#### [Task details]
Retype the opening lines of the listing below, ending with the line that contains "const yearAnchors = [1.9, 14.4, 26.9, 39.4, 51.2, 63.1];", and leave out any pictures.

#### [Provided data]
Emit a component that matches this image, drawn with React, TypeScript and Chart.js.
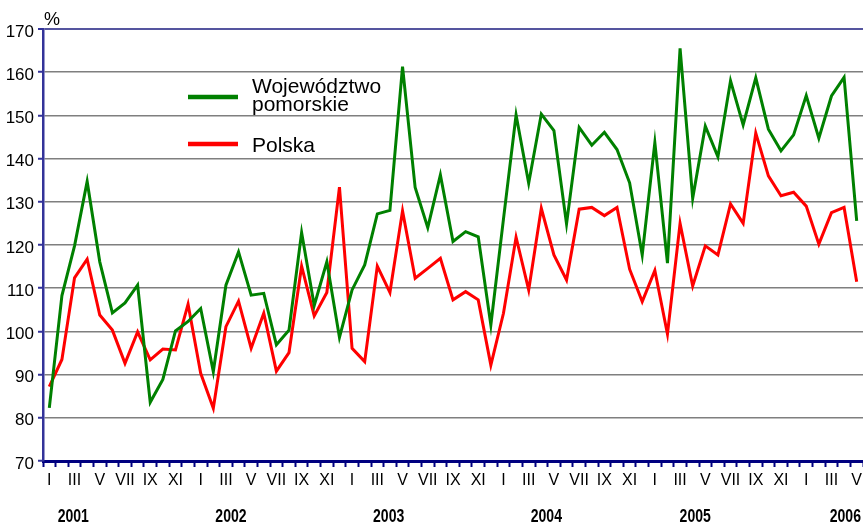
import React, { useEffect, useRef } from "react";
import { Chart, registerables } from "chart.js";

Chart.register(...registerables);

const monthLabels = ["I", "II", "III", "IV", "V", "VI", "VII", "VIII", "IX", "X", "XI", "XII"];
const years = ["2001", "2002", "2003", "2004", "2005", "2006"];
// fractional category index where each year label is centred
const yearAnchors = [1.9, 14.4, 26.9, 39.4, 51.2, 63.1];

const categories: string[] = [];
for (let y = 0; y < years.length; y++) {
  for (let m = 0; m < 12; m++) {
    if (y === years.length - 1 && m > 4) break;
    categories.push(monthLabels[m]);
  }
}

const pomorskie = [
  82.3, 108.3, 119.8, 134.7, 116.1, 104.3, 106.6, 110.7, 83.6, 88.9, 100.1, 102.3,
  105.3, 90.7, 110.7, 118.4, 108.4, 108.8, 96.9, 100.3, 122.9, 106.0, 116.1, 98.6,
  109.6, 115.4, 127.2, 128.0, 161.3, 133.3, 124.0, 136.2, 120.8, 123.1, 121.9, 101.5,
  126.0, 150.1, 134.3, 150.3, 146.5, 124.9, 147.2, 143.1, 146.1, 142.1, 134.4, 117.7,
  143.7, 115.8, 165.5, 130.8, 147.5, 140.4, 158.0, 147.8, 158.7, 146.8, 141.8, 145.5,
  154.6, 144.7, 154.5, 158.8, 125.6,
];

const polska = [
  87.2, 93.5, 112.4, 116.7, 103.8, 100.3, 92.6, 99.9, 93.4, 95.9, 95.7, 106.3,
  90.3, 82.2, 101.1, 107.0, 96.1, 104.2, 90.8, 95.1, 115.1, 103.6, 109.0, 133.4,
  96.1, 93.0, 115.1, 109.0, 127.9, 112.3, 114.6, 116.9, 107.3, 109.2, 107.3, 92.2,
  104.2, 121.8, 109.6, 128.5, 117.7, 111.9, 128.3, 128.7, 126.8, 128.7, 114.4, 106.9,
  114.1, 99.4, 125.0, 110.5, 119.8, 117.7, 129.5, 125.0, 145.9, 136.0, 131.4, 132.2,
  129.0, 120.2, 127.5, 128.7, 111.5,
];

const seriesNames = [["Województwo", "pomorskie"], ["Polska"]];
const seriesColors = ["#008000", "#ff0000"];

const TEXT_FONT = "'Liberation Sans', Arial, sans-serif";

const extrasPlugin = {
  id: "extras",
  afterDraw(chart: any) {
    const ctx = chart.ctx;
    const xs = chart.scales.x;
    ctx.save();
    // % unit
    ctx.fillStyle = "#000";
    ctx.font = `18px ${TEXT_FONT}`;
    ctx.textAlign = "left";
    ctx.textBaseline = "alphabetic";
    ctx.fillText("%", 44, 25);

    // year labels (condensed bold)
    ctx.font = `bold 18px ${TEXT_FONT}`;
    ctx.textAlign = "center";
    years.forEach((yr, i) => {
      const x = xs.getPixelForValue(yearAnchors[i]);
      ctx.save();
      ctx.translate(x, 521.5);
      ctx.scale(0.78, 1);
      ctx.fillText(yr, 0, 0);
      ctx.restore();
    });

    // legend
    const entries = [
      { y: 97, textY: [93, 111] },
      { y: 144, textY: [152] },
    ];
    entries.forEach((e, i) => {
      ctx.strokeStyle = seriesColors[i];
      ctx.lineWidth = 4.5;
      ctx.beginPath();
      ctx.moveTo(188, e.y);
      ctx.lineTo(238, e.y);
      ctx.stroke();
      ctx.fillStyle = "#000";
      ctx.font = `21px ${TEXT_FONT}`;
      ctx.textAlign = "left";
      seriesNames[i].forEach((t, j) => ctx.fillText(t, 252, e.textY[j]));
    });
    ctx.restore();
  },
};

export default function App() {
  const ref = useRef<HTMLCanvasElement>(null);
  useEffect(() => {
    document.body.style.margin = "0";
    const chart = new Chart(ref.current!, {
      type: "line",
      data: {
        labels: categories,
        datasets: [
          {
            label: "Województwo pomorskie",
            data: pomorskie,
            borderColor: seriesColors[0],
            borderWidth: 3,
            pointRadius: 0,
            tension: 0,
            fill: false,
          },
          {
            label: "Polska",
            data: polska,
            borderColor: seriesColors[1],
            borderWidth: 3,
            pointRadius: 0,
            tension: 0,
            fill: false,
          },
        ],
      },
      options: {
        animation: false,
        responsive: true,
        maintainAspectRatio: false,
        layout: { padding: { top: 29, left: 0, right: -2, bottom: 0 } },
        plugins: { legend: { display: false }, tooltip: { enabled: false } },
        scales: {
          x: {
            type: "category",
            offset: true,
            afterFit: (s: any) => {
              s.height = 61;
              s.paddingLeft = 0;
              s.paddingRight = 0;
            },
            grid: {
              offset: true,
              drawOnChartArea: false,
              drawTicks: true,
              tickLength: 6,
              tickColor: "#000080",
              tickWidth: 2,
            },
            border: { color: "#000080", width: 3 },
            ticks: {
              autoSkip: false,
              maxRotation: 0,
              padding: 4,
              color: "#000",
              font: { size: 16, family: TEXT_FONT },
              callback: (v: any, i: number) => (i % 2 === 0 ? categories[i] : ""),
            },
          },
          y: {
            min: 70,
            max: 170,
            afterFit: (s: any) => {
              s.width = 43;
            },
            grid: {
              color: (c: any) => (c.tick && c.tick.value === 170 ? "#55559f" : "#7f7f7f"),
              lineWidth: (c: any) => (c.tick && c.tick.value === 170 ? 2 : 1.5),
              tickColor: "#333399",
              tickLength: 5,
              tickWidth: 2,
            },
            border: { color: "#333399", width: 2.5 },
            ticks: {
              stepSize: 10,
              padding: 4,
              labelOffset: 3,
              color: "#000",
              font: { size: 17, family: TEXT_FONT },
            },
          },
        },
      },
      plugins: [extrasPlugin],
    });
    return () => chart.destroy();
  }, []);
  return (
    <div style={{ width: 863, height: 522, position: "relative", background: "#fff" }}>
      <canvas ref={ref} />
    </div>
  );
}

#### [Final result]
Emit a component that matches this image, drawn with React, TypeScript and Chart.js.
import React, { useEffect, useRef } from "react";
import { Chart, registerables } from "chart.js";

Chart.register(...registerables);

const monthLabels = ["I", "II", "III", "IV", "V", "VI", "VII", "VIII", "IX", "X", "XI", "XII"];
const years = ["2001", "2002", "2003", "2004", "2005", "2006"];
// fractional category index where each year label is centred
const yearAnchors = [1.9, 14.4, 26.9, 39.4, 51.2, 63.1];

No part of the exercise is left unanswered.